While the play is rather straightforwardly titled Rise ’76: The Story of June 16th, and really does focus quite narrowly on this very specific event, its build-up and aftermath, it does so by way of an intimate story, gathering a diversity of characters around its core.
The effect is to make the grand narrative of history feel more personal, immediate and alive.
Much of this has to do with Mashifane wa Noni’s gift for dramatising details, for while there are facts and figures, specific dates and documented events, the material is packaged with imagination and theatrical flair.
Crafted from a diverse pool of resources (archival material, literature and inputs from more than 40 people), her docu-fictional account takes us on detailed side-excursions to witness the minutiae of the living, breathing world in which that terrible tragedy took place.
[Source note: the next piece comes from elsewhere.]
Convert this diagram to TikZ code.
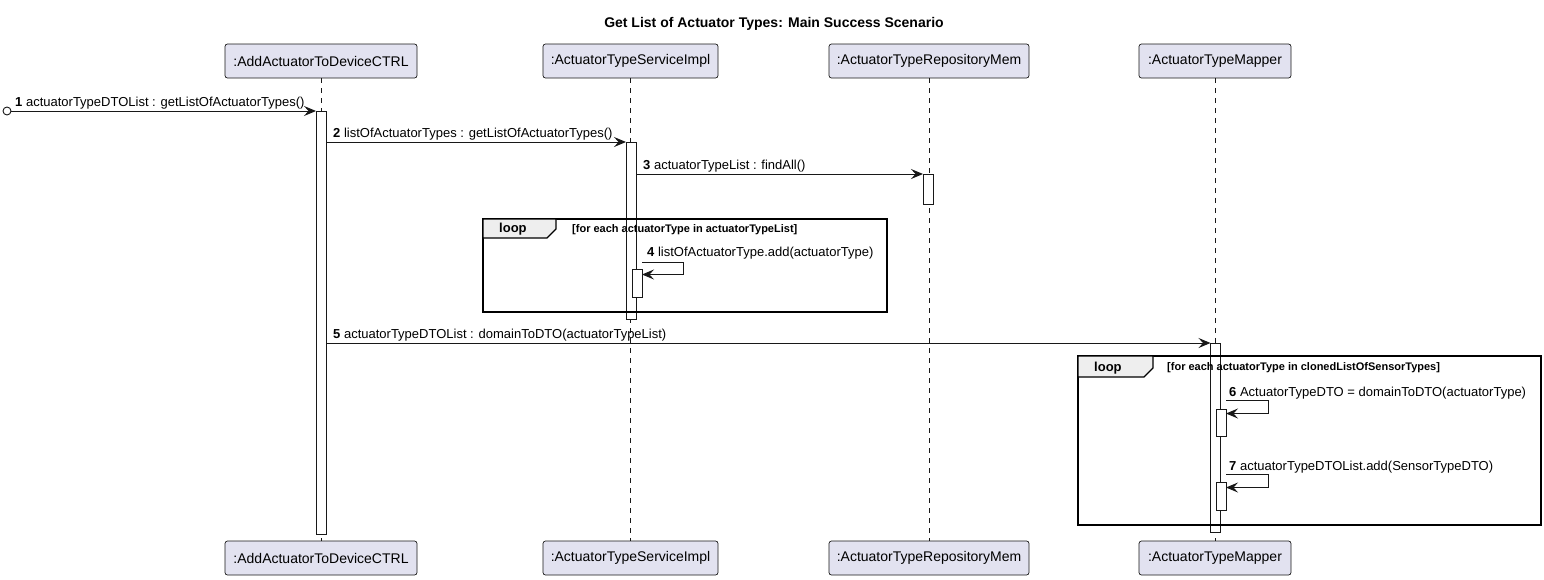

What we get is a story with heart and soul, and one that – apart from going quite hard on the emotions – is designed to make us engage contemplatively with the past rather than simply serving up history as a straightforward chronology.
Rather than zooming out to try to replicate the scale of the horror, it takes us in closer to give us the lived experience, feelings and sensations of the individuals affected.
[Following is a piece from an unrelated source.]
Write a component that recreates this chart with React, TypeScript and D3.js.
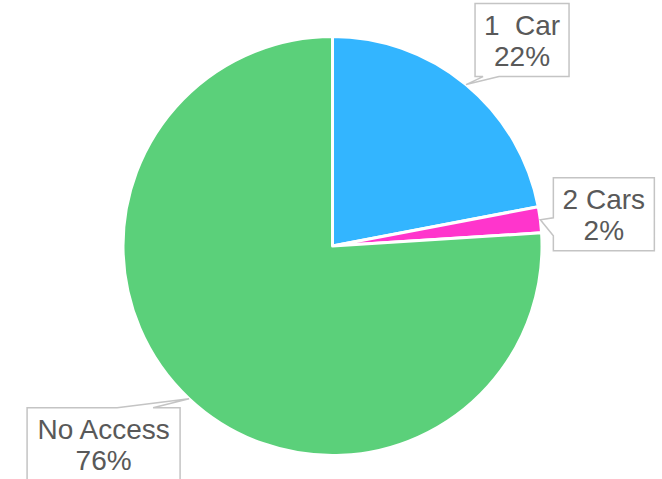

Everywhere, there are acute details texturing the world of the play, amplifying the emotions that bubble up from below its surface. They’re in the secrets revealed by a bookshelf in the home of a teenaged boy who would rather write poetry and read banned books by Chinua Achebe than be taught maths in Afrikaans. And they’re in the heartbreakingly cold descriptions extracted from the autopsy of a tiny girl whose lifeless body is among those discovered in the wreckage of the Soweto Uprising around which the play is spun.
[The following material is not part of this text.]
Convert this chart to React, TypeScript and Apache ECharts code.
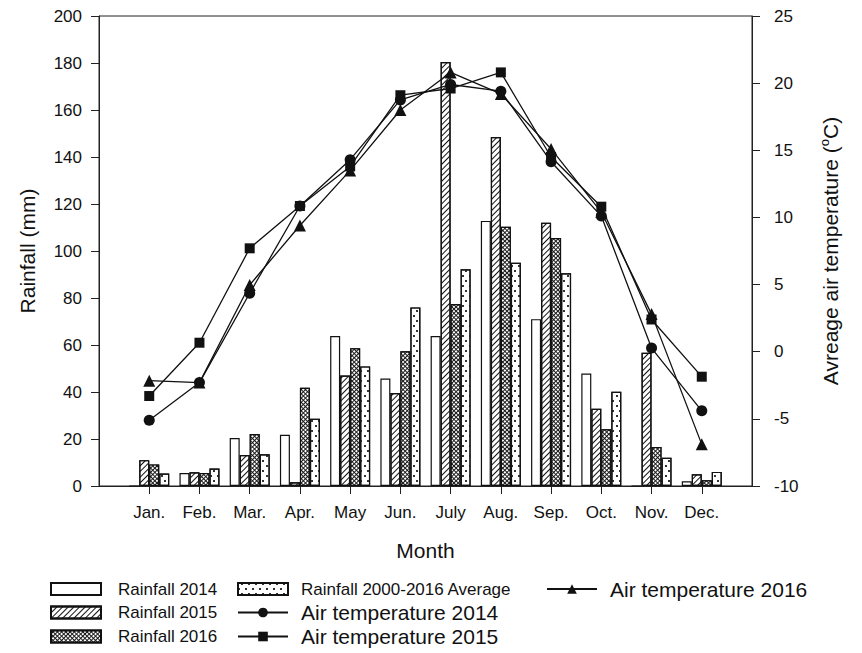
import { useEffect, useRef } from 'react';
import * as echarts from 'echarts';

const MONTHS = ['Jan.', 'Feb.', 'Mar.', 'Apr.', 'May', 'Jun.', 'July', 'Aug.', 'Sep.', 'Oct.', 'Nov.', 'Dec.'];
const MONTH_POS = [1, 2, 3, 4, 5, 6, 7, 8, 9, 10, 11, 12];

const RAIN_2014 = [0, 5.5, 20.4, 21.8, 63.8, 45.7, 63.8, 112.8, 71, 47.9, 0, 2.0];
const RAIN_2015 = [11, 5.8, 13.2, 1.6, 47, 39.6, 180.4, 148.5, 112, 32.9, 56.7, 5.0];
const RAIN_2016 = [9.2, 5.5, 22.1, 41.8, 58.6, 57.3, 77.4, 110.3, 105.5, 24.1, 16.6, 2.4];
const RAIN_AVG = [5.3, 7.4, 13.5, 28.6, 50.9, 76, 92.2, 95, 90.5, 40.1, 12, 6.0];

const TEMP_2014 = [-5.1, -2.3, 4.35, 10.85, 14.3, 18.75, 19.9, 19.4, 14.15, 10.1, 0.27, -4.4];
const TEMP_2015 = [-3.3, 0.67, 7.7, 10.85, 13.8, 19.1, 19.6, 20.8, 14.5, 10.8, 2.4, -1.86];
const TEMP_2016 = [-2.16, -2.3, 4.97, 9.4, 13.5, 18.0, 20.8, 19.2, 15.1, 10.4, 2.8, -6.9];

const FONT = '"Liberation Sans", Arial, sans-serif';
const INK = '#111';

const pair = (vals: number[]) => MONTH_POS.map((x, i) => [x, vals[i]]);

export default function App() {
  const ref = useRef<HTMLDivElement>(null);
  useEffect(() => {
    if (!ref.current) return;
    const chart = echarts.init(ref.current, undefined, { renderer: 'svg' });

    const barBase = {
      type: 'bar',
      xAxisIndex: 0,
      yAxisIndex: 0,
      barWidth: 10,
      barGap: '0%',
    };
    const lineBase = {
      type: 'line',
      xAxisIndex: 0,
      yAxisIndex: 1,
      lineStyle: { color: INK, width: 1.3 },
      itemStyle: { color: INK },
      showSymbol: true,
      z: 5,
    };

    const barLegend = (name: string, left: number, top: number, pad: number) => ({
      data: [name],
      left,
      top,
      padding: 0,
      icon: 'rect',
      itemWidth: 50,
      itemHeight: 12,
      selectedMode: false,
      textStyle: { fontSize: 17, fontFamily: FONT, color: INK, lineHeight: 20, padding: [0, 0, 0, pad] },
    });
    const lineLegend = (name: string, left: number, top: number) => ({
      data: [name],
      left,
      top,
      padding: 0,
      itemWidth: 50,
      itemHeight: 12,
      selectedMode: false,
      textStyle: { fontSize: 21, fontFamily: FONT, color: INK, lineHeight: 24, padding: [0, 0, 0, 8] },
    });

    chart.setOption({
      animation: false,
      backgroundColor: '#fff',
      textStyle: { fontFamily: FONT },
      grid: { left: 99, right: 110, top: 16, bottom: 167, show: true, borderColor: '#222', borderWidth: 1, backgroundColor: 'transparent' },
      legend: [
        barLegend('Rainfall 2014', 50, 579, 12),
        barLegend('Rainfall 2015', 50, 602.5, 12),
        barLegend('Rainfall 2016', 50, 626.5, 12),
        barLegend('Rainfall 2000-2016 Average', 237, 579, 8),
        lineLegend('Air temperature 2014', 237, 600.5),
        lineLegend('Air temperature 2015', 237, 624.5),
        lineLegend('Air temperature 2016', 546, 577),
      ],
      xAxis: {
        type: 'value',
        min: 0,
        max: 13,
        interval: 1,
        name: 'Month',
        nameLocation: 'middle',
        nameGap: 54,
        nameTextStyle: { fontSize: 21, color: INK, fontFamily: FONT },
        axisLine: { show: true, lineStyle: { color: '#222', width: 1 } },
        axisTick: { show: true, inside: false, length: 8, lineStyle: { color: '#222' }, customValues: MONTH_POS },
        axisLabel: {
          fontSize: 17,
          color: INK,
          margin: 18,
          fontFamily: FONT,
          customValues: MONTH_POS,
          formatter: (v: number) => MONTHS[Math.round(v) - 1] ?? '',
        },
        splitLine: { show: false },
      },
      yAxis: [
        {
          type: 'value',
          min: 0,
          max: 200,
          interval: 20,
          position: 'left',
          name: 'Rainfall (mm)',
          nameLocation: 'middle',
          nameGap: 60,
          nameTextStyle: { fontSize: 21, color: INK, fontFamily: FONT, lineHeight: 24 },
          axisLine: { show: true, lineStyle: { color: '#222', width: 1 } },
          axisTick: { show: true, inside: false, length: 8, lineStyle: { color: '#222' } },
          axisLabel: { fontSize: 17, color: INK, margin: 17, fontFamily: FONT },
          splitLine: { show: false },
        },
        {
          type: 'value',
          min: -10,
          max: 25,
          interval: 5,
          position: 'right',
          name: 'Avreage air temperature ({sup|o}C)',
          nameLocation: 'middle',
          nameGap: 66,
          nameTextStyle: {
            fontSize: 21,
            color: INK,
            fontFamily: FONT,
            lineHeight: 24,
            rich: { sup: { fontSize: 13, lineHeight: 13, verticalAlign: 'top', color: INK, fontFamily: FONT } },
          },
          axisLine: { show: true, lineStyle: { color: '#222', width: 1 } },
          axisTick: { show: true, inside: false, length: 8, lineStyle: { color: '#222' } },
          axisLabel: { fontSize: 17, color: INK, margin: 22, fontFamily: FONT },
          splitLine: { show: false },
        },
      ],
      series: [
        {
          ...barBase,
          name: 'Rainfall 2014',
          data: pair(RAIN_2014),
          itemStyle: { color: '#fff', borderColor: INK, borderWidth: 1.2 },
        },
        {
          ...barBase,
          name: 'Rainfall 2015',
          data: pair(RAIN_2015),
          itemStyle: {
            color: '#fff',
            borderColor: INK,
            borderWidth: 1.2,
            decal: { symbol: 'rect', color: '#111', dashArrayX: [1, 0], dashArrayY: [1, 3], rotation: -Math.PI / 4, symbolSize: 1 },
          },
        },
        {
          ...barBase,
          name: 'Rainfall 2016',
          data: pair(RAIN_2016),
          itemStyle: {
            color: '#1a1a1a',
            borderColor: INK,
            borderWidth: 1.2,
            decal: { symbol: 'rect', color: '#fff', dashArrayX: [2, 1], dashArrayY: [2, 1], rotation: Math.PI / 4, symbolSize: 1 },
          },
        },
        {
          ...barBase,
          name: 'Rainfall 2000-2016 Average',
          data: pair(RAIN_AVG),
          itemStyle: {
            color: '#fff',
            borderColor: INK,
            borderWidth: 1.2,
            decal: { symbol: 'rect', color: '#333', dashArrayX: [[1.5, 4.5], [0, 3, 1.5, 1.5]], dashArrayY: [1.5, 2.5], rotation: 0, symbolSize: 1 },
          },
        },
        { ...lineBase, name: 'Air temperature 2014', data: pair(TEMP_2014), symbol: 'circle', symbolSize: 11 },
        { ...lineBase, name: 'Air temperature 2015', data: pair(TEMP_2015), symbol: 'rect', symbolSize: 10 },
        { ...lineBase, name: 'Air temperature 2016', data: pair(TEMP_2016), symbol: 'triangle', symbolSize: 12 },
      ],
    });
    return () => chart.dispose();
  }, []);
  return <div ref={ref} style={{ position: 'fixed', left: 0, top: 0, width: 862, height: 653 }} />;
}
The other reason this play works so beautifully is the presence of its profoundly good ensemble – the actors are not only riveting to watch, but work incredibly hard to get under the skins of their various characters, ensuring that this awful tale is something you feel in the pit of your stomach.
At the heart of this particular story is a bright-eyed independent thinker named Bafana Buthelezi, the teenaged poet who is smart enough to have seen through apartheid’s evil system of social engineering, and brave enough to speak up about it.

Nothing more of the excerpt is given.